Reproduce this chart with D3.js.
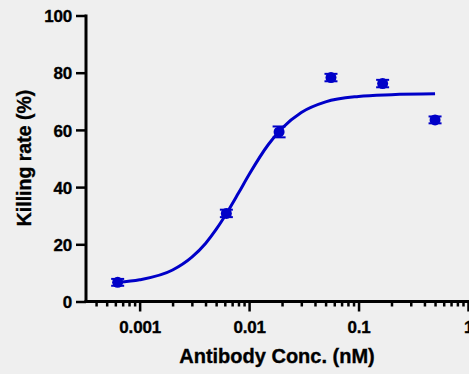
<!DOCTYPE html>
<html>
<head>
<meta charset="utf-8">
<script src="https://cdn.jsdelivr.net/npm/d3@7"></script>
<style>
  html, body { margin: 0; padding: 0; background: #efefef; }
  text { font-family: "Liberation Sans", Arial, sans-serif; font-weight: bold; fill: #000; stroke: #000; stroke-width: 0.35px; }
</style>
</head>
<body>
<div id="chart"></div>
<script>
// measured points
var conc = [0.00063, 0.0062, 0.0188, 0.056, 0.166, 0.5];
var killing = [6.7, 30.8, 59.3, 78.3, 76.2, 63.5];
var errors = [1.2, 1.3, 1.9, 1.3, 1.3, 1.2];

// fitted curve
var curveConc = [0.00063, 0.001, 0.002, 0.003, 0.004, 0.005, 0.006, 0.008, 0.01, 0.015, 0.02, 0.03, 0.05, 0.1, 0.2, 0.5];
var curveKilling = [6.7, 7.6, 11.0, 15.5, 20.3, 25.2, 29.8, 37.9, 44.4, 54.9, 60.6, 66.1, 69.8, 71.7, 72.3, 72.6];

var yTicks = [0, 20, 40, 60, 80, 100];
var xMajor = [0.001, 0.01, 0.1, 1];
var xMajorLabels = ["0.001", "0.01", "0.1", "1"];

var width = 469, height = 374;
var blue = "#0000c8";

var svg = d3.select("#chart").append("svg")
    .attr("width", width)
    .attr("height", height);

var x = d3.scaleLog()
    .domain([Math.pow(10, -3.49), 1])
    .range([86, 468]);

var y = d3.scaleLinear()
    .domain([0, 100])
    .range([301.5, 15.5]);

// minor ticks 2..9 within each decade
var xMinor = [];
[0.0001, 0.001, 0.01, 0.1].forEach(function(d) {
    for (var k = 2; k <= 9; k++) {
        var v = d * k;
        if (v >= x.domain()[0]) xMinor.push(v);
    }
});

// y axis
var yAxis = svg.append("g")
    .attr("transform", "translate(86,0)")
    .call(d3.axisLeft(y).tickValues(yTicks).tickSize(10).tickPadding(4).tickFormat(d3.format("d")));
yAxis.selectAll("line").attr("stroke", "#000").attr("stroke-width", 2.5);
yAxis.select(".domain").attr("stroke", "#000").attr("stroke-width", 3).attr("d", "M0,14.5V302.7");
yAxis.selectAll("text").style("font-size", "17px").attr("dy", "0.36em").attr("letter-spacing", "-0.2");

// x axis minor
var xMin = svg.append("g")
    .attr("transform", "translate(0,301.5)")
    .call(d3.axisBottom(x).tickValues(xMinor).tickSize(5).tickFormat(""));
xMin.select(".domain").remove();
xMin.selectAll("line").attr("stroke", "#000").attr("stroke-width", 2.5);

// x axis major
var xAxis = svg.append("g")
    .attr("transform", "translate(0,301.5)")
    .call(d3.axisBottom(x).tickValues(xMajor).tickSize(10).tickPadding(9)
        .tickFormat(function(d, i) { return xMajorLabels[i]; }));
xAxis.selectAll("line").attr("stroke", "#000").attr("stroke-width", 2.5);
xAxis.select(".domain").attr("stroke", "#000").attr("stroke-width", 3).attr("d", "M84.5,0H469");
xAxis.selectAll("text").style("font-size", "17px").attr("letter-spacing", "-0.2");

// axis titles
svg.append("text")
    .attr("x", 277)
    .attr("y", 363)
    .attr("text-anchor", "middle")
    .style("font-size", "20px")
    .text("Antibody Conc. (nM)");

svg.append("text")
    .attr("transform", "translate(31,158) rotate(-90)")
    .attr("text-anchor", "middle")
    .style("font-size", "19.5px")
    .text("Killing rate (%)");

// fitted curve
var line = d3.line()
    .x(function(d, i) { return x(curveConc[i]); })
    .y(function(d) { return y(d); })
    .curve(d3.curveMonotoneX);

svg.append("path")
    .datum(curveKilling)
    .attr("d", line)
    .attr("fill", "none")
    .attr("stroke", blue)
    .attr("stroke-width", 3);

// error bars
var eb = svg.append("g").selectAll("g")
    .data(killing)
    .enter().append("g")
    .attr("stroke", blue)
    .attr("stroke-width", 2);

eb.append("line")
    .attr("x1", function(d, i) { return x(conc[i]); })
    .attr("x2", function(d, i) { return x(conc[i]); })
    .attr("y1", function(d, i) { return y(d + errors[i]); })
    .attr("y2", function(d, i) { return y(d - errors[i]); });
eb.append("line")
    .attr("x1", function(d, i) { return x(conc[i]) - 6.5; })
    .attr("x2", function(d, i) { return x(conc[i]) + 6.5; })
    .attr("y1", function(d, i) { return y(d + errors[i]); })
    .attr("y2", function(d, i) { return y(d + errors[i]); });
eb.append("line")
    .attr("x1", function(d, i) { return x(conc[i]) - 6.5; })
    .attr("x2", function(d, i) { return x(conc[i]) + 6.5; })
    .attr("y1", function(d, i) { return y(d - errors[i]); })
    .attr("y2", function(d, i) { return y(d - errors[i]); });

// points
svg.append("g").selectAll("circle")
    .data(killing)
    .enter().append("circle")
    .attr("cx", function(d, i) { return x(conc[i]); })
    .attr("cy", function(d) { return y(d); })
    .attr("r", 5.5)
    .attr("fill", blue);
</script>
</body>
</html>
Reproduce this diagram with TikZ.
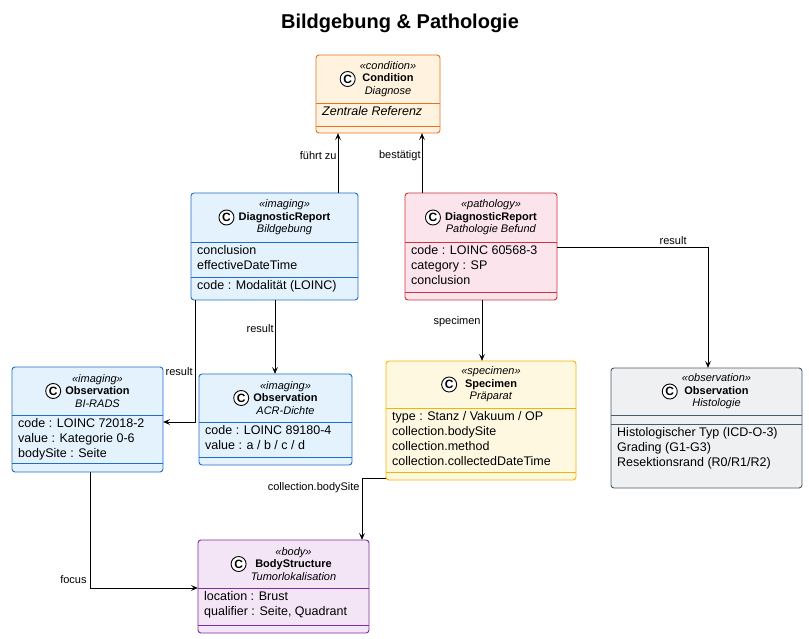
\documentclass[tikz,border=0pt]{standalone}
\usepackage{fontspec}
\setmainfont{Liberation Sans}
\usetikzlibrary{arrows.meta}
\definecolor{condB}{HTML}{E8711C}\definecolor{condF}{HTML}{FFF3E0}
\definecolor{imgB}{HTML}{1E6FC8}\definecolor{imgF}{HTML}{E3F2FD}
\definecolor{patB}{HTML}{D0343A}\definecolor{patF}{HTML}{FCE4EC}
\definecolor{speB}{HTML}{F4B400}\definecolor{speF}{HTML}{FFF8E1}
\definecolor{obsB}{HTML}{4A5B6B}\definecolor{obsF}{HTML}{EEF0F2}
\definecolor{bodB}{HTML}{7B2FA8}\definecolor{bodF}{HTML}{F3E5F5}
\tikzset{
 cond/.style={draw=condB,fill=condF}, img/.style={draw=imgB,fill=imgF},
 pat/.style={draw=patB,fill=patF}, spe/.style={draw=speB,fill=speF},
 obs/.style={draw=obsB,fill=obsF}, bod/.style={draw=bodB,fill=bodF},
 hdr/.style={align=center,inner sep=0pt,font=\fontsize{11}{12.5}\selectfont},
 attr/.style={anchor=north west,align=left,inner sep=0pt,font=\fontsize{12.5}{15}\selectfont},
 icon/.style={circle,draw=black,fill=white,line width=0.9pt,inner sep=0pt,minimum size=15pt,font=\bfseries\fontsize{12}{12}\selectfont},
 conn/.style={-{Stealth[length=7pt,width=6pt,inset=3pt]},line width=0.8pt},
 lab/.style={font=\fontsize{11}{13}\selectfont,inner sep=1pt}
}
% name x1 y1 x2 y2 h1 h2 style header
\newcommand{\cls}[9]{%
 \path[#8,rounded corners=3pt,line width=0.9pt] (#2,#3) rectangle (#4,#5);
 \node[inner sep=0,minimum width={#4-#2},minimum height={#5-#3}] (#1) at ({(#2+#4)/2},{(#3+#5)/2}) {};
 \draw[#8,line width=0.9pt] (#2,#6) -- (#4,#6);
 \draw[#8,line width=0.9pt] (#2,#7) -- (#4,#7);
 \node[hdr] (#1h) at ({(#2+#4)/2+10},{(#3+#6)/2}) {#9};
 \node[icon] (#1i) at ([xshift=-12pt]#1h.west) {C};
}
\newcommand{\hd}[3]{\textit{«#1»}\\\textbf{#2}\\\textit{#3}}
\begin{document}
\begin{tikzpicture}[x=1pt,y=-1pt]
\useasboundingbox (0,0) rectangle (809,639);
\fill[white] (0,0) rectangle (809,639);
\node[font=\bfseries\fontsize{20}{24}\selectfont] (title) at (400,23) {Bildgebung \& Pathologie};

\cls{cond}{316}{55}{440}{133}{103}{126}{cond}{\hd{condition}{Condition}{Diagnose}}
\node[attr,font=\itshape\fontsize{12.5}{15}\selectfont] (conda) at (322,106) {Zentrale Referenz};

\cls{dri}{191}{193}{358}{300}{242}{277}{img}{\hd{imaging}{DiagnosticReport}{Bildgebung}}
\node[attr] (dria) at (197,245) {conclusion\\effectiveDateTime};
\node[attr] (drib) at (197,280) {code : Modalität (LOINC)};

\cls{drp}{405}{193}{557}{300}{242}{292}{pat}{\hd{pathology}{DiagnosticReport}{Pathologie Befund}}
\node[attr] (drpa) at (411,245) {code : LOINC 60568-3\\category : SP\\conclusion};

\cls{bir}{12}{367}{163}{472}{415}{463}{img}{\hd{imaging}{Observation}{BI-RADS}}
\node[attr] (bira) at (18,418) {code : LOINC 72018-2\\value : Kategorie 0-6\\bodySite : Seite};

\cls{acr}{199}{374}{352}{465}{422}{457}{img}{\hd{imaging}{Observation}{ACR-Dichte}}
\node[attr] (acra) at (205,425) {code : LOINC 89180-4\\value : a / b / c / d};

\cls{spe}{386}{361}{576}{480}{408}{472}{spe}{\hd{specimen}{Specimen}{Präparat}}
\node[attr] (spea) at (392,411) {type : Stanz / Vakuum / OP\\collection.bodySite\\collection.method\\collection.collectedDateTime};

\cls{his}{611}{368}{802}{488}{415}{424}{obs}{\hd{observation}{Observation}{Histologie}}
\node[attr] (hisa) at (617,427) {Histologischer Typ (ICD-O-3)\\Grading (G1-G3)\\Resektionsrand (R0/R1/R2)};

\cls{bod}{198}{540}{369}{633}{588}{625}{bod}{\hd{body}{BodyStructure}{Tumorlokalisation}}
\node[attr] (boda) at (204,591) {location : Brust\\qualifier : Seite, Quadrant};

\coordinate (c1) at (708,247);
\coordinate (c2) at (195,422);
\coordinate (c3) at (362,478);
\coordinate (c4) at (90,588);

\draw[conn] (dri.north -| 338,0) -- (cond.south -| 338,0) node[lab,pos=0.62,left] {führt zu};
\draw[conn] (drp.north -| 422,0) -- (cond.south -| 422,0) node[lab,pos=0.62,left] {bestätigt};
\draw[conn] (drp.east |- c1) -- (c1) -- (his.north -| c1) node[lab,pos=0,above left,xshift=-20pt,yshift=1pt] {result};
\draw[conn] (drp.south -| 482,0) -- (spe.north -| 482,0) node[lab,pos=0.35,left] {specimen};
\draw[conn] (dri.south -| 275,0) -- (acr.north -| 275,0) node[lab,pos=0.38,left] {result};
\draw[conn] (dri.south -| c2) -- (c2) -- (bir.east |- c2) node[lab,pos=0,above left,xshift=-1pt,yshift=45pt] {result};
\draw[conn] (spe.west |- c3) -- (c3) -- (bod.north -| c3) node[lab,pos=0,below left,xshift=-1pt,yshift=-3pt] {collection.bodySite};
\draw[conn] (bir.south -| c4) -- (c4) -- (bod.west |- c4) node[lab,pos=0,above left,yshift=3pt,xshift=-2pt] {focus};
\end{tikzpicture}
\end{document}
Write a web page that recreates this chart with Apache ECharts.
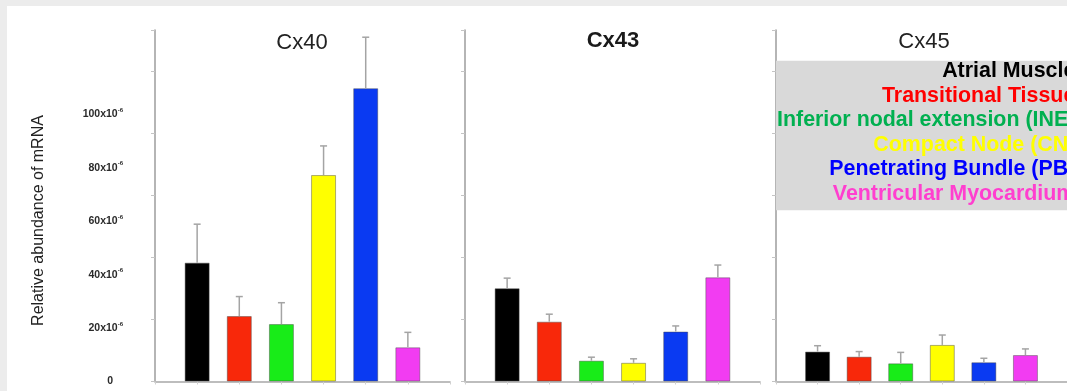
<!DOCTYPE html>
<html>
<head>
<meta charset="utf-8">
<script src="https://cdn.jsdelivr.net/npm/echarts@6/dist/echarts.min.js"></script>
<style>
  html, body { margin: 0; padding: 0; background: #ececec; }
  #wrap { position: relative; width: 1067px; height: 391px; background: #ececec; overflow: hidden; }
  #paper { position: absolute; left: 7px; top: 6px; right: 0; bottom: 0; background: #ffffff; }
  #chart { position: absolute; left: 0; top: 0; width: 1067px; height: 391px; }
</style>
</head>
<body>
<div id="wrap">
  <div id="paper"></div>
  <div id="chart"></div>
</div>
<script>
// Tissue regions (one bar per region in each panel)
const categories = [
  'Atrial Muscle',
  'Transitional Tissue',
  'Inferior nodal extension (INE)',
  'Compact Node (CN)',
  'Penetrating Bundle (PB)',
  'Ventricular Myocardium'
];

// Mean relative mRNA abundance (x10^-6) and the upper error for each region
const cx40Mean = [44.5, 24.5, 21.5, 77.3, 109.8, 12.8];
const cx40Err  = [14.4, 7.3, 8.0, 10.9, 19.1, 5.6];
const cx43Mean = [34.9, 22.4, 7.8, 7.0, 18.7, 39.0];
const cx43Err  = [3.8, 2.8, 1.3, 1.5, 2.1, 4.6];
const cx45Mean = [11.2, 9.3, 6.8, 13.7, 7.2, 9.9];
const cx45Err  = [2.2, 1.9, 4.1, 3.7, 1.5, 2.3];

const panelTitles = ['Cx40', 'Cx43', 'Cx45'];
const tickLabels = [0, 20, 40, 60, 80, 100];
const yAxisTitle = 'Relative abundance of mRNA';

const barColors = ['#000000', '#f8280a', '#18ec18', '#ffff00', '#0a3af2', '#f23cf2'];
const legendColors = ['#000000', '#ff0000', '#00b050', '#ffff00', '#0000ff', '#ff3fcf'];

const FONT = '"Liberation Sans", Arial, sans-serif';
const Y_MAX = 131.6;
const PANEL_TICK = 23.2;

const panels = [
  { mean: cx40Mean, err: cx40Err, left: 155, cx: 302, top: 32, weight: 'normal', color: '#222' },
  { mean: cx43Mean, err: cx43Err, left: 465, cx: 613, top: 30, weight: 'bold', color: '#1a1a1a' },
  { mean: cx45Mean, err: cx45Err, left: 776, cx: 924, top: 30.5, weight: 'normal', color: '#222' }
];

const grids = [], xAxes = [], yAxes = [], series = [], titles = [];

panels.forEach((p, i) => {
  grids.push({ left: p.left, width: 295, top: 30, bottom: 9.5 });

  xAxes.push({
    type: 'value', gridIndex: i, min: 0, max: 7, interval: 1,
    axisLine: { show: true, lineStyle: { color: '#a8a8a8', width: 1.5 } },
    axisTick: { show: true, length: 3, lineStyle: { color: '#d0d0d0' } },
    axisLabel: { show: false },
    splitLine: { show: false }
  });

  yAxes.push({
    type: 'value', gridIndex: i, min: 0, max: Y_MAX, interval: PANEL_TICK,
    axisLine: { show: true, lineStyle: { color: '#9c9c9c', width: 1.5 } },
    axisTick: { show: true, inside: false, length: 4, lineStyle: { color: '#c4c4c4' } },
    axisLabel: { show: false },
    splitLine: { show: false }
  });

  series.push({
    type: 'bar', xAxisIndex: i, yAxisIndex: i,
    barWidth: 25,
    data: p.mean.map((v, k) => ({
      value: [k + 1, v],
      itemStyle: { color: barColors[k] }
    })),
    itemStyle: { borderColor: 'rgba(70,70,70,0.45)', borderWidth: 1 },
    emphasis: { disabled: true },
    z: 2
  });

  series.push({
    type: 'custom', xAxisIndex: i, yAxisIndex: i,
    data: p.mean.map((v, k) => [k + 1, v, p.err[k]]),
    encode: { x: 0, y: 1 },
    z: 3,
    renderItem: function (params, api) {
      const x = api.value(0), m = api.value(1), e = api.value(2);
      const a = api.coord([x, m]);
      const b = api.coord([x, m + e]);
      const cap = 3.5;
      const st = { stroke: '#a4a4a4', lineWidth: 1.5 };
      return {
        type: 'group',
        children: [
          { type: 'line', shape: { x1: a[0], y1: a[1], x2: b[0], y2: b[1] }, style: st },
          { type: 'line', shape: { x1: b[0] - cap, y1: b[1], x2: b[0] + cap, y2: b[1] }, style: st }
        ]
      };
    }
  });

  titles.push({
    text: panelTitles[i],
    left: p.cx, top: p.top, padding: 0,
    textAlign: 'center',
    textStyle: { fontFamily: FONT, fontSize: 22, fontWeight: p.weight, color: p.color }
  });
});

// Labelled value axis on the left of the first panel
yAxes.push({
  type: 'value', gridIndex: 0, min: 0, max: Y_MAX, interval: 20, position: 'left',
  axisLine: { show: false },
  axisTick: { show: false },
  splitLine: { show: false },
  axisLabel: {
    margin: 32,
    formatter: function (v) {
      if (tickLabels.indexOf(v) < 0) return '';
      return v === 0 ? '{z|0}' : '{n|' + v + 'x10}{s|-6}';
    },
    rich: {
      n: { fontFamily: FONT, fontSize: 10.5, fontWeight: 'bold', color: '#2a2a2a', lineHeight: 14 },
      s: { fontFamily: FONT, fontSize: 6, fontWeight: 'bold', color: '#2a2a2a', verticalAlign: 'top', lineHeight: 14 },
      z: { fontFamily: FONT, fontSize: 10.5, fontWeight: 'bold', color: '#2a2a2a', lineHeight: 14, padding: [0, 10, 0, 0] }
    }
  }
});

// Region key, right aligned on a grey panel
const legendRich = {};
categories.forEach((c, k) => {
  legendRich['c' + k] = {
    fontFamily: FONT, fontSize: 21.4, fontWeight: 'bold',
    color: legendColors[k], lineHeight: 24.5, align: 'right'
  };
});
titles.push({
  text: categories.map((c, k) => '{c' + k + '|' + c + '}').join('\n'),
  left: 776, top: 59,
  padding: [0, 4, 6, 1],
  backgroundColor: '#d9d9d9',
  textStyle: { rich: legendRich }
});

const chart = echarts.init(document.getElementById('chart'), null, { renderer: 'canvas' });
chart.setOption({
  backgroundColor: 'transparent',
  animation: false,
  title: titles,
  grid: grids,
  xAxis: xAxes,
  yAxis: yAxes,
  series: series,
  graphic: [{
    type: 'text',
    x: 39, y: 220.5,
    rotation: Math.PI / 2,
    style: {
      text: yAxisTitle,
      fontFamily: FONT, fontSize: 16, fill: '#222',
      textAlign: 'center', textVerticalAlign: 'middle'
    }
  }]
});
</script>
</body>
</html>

· · ·

Required work
Word for word, give again the lines from the first entry to the line with "var errors = [1.2, 1.3, 1.9, 1.3, 1.3, 1.2];", inclusive. Exclude the pictures.

Problem solution
Reproduce this chart with D3.js.
<!DOCTYPE html>
<html>
<head>
<meta charset="utf-8">
<script src="https://cdn.jsdelivr.net/npm/d3@7"></script>
<style>
  html, body { margin: 0; padding: 0; background: #efefef; }
  text { font-family: "Liberation Sans", Arial, sans-serif; font-weight: bold; fill: #000; stroke: #000; stroke-width: 0.35px; }
</style>
</head>
<body>
<div id="chart"></div>
<script>
// measured points
var conc = [0.00063, 0.0062, 0.0188, 0.056, 0.166, 0.5];
var killing = [6.7, 30.8, 59.3, 78.3, 76.2, 63.5];
var errors = [1.2, 1.3, 1.9, 1.3, 1.3, 1.2];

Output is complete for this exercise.